# INSTRUCTION
Repeat what the lines below say, word for word, and skip every image.
******************************
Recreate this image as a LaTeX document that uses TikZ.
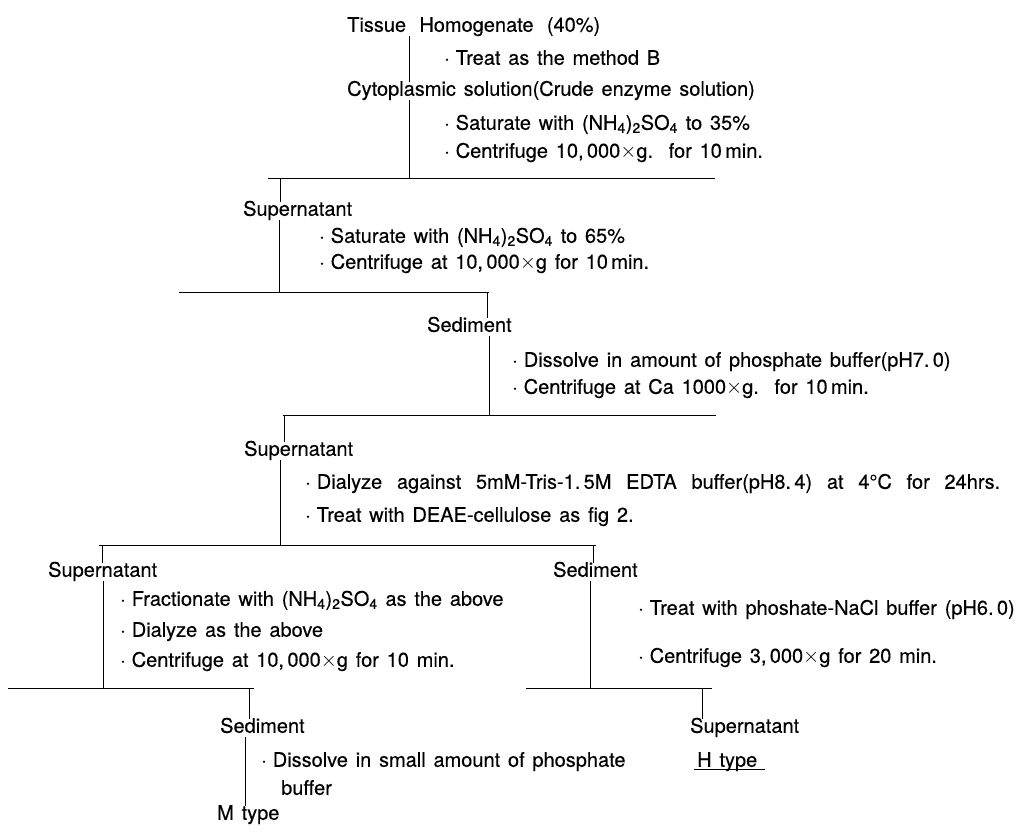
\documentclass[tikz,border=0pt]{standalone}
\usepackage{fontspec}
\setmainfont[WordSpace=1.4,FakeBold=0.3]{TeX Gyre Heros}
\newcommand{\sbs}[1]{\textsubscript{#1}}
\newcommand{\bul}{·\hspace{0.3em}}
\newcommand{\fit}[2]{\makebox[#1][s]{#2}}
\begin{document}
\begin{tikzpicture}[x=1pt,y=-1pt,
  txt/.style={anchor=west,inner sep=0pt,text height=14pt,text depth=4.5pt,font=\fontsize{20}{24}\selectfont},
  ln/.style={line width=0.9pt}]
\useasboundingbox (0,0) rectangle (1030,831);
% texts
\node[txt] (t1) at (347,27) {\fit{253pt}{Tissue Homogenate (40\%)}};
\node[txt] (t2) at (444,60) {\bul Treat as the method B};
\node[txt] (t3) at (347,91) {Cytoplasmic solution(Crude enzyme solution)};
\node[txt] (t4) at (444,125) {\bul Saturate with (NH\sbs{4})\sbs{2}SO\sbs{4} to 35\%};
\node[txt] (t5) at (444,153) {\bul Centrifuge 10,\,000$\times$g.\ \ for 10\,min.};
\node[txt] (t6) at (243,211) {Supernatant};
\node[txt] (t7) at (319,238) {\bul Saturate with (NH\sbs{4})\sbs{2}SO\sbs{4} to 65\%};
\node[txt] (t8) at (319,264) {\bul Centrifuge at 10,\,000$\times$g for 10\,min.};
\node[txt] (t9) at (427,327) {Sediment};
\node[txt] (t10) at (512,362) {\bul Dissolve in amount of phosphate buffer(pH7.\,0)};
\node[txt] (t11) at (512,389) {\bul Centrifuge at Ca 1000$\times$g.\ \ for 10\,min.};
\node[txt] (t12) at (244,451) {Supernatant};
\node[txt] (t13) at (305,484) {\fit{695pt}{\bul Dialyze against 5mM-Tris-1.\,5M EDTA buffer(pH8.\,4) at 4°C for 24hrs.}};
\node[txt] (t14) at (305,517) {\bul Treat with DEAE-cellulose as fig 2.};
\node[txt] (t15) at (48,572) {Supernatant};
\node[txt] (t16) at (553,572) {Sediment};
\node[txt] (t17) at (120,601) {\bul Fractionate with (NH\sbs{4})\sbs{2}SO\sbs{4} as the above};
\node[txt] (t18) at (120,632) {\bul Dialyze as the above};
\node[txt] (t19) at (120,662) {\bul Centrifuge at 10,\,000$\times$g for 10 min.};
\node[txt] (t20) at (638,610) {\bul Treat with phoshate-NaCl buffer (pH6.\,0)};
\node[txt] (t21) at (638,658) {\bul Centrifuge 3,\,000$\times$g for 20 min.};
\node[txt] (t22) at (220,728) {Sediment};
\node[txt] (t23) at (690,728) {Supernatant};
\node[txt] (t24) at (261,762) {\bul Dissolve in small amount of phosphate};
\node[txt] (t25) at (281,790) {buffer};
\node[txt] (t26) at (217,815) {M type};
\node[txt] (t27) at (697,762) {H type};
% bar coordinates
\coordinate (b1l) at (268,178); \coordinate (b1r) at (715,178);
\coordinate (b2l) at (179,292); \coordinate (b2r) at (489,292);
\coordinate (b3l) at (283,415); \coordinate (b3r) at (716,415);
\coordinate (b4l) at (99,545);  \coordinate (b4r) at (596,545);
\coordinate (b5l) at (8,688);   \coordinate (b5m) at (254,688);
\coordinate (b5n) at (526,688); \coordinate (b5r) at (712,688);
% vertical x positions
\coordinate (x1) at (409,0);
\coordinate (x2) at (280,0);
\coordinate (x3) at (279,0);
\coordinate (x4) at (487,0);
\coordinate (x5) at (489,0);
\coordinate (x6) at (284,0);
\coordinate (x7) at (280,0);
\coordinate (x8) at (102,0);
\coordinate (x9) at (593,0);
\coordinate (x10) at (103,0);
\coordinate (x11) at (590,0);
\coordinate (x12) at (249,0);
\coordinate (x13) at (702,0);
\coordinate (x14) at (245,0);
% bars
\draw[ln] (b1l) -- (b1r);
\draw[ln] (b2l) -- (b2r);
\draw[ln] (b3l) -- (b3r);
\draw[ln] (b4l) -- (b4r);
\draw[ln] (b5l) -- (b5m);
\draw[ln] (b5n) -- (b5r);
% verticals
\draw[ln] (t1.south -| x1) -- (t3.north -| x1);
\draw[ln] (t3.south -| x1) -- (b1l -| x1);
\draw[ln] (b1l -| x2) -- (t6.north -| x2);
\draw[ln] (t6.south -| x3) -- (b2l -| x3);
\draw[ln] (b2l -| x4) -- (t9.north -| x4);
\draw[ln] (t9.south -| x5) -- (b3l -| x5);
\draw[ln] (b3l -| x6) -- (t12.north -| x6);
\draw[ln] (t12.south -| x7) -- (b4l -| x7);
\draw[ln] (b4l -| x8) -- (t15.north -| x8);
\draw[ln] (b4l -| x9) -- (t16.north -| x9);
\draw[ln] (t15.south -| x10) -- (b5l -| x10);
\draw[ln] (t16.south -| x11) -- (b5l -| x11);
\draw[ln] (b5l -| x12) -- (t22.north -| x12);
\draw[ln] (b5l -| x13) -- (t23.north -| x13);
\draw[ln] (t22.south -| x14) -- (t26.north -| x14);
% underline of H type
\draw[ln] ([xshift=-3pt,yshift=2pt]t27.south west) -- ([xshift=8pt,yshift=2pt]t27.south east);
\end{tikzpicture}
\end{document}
******************************
# EXPECTED ANSWER
Recreate this image as a LaTeX document that uses TikZ.
\documentclass[tikz,border=0pt]{standalone}
\usepackage{fontspec}
\setmainfont[WordSpace=1.4,FakeBold=0.3]{TeX Gyre Heros}
\newcommand{\sbs}[1]{\textsubscript{#1}}
\newcommand{\bul}{·\hspace{0.3em}}
\newcommand{\fit}[2]{\makebox[#1][s]{#2}}
\begin{document}
\begin{tikzpicture}[x=1pt,y=-1pt,
  txt/.style={anchor=west,inner sep=0pt,text height=14pt,text depth=4.5pt,font=\fontsize{20}{24}\selectfont},
  ln/.style={line width=0.9pt}]
\useasboundingbox (0,0) rectangle (1030,831);
% texts
\node[txt] (t1) at (347,27) {\fit{253pt}{Tissue Homogenate (40\%)}};
\node[txt] (t2) at (444,60) {\bul Treat as the method B};
\node[txt] (t3) at (347,91) {Cytoplasmic solution(Crude enzyme solution)};
\node[txt] (t4) at (444,125) {\bul Saturate with (NH\sbs{4})\sbs{2}SO\sbs{4} to 35\%};
\node[txt] (t5) at (444,153) {\bul Centrifuge 10,\,000$\times$g.\ \ for 10\,min.};
\node[txt] (t6) at (243,211) {Supernatant};
\node[txt] (t7) at (319,238) {\bul Saturate with (NH\sbs{4})\sbs{2}SO\sbs{4} to 65\%};
\node[txt] (t8) at (319,264) {\bul Centrifuge at 10,\,000$\times$g for 10\,min.};
\node[txt] (t9) at (427,327) {Sediment};
\node[txt] (t10) at (512,362) {\bul Dissolve in amount of phosphate buffer(pH7.\,0)};
\node[txt] (t11) at (512,389) {\bul Centrifuge at Ca 1000$\times$g.\ \ for 10\,min.};
\node[txt] (t12) at (244,451) {Supernatant};
\node[txt] (t13) at (305,484) {\fit{695pt}{\bul Dialyze against 5mM-Tris-1.\,5M EDTA buffer(pH8.\,4) at 4°C for 24hrs.}};
\node[txt] (t14) at (305,517) {\bul Treat with DEAE-cellulose as fig 2.};
\node[txt] (t15) at (48,572) {Supernatant};
\node[txt] (t16) at (553,572) {Sediment};
\node[txt] (t17) at (120,601) {\bul Fractionate with (NH\sbs{4})\sbs{2}SO\sbs{4} as the above};
\node[txt] (t18) at (120,632) {\bul Dialyze as the above};
\node[txt] (t19) at (120,662) {\bul Centrifuge at 10,\,000$\times$g for 10 min.};
\node[txt] (t20) at (638,610) {\bul Treat with phoshate-NaCl buffer (pH6.\,0)};
\node[txt] (t21) at (638,658) {\bul Centrifuge 3,\,000$\times$g for 20 min.};
\node[txt] (t22) at (220,728) {Sediment};
\node[txt] (t23) at (690,728) {Supernatant};
\node[txt] (t24) at (261,762) {\bul Dissolve in small amount of phosphate};
\node[txt] (t25) at (281,790) {buffer};
\node[txt] (t26) at (217,815) {M type};
\node[txt] (t27) at (697,762) {H type};
% bar coordinates
\coordinate (b1l) at (268,178); \coordinate (b1r) at (715,178);
\coordinate (b2l) at (179,292); \coordinate (b2r) at (489,292);
\coordinate (b3l) at (283,415); \coordinate (b3r) at (716,415);
\coordinate (b4l) at (99,545);  \coordinate (b4r) at (596,545);
\coordinate (b5l) at (8,688);   \coordinate (b5m) at (254,688);
\coordinate (b5n) at (526,688); \coordinate (b5r) at (712,688);
% vertical x positions
\coordinate (x1) at (409,0);
\coordinate (x2) at (280,0);
\coordinate (x3) at (279,0);
\coordinate (x4) at (487,0);
\coordinate (x5) at (489,0);
\coordinate (x6) at (284,0);
\coordinate (x7) at (280,0);
\coordinate (x8) at (102,0);
\coordinate (x9) at (593,0);
\coordinate (x10) at (103,0);
\coordinate (x11) at (590,0);
\coordinate (x12) at (249,0);
\coordinate (x13) at (702,0);
\coordinate (x14) at (245,0);
% bars
\draw[ln] (b1l) -- (b1r);
\draw[ln] (b2l) -- (b2r);
\draw[ln] (b3l) -- (b3r);
\draw[ln] (b4l) -- (b4r);
\draw[ln] (b5l) -- (b5m);
\draw[ln] (b5n) -- (b5r);
% verticals
\draw[ln] (t1.south -| x1) -- (t3.north -| x1);
\draw[ln] (t3.south -| x1) -- (b1l -| x1);
\draw[ln] (b1l -| x2) -- (t6.north -| x2);
\draw[ln] (t6.south -| x3) -- (b2l -| x3);
\draw[ln] (b2l -| x4) -- (t9.north -| x4);
\draw[ln] (t9.south -| x5) -- (b3l -| x5);
\draw[ln] (b3l -| x6) -- (t12.north -| x6);
\draw[ln] (t12.south -| x7) -- (b4l -| x7);
\draw[ln] (b4l -| x8) -- (t15.north -| x8);
\draw[ln] (b4l -| x9) -- (t16.north -| x9);
\draw[ln] (t15.south -| x10) -- (b5l -| x10);
\draw[ln] (t16.south -| x11) -- (b5l -| x11);
\draw[ln] (b5l -| x12) -- (t22.north -| x12);
\draw[ln] (b5l -| x13) -- (t23.north -| x13);
\draw[ln] (t22.south -| x14) -- (t26.north -| x14);
% underline of H type
\draw[ln] ([xshift=-3pt,yshift=2pt]t27.south west) -- ([xshift=8pt,yshift=2pt]t27.south east);
\end{tikzpicture}
\end{document}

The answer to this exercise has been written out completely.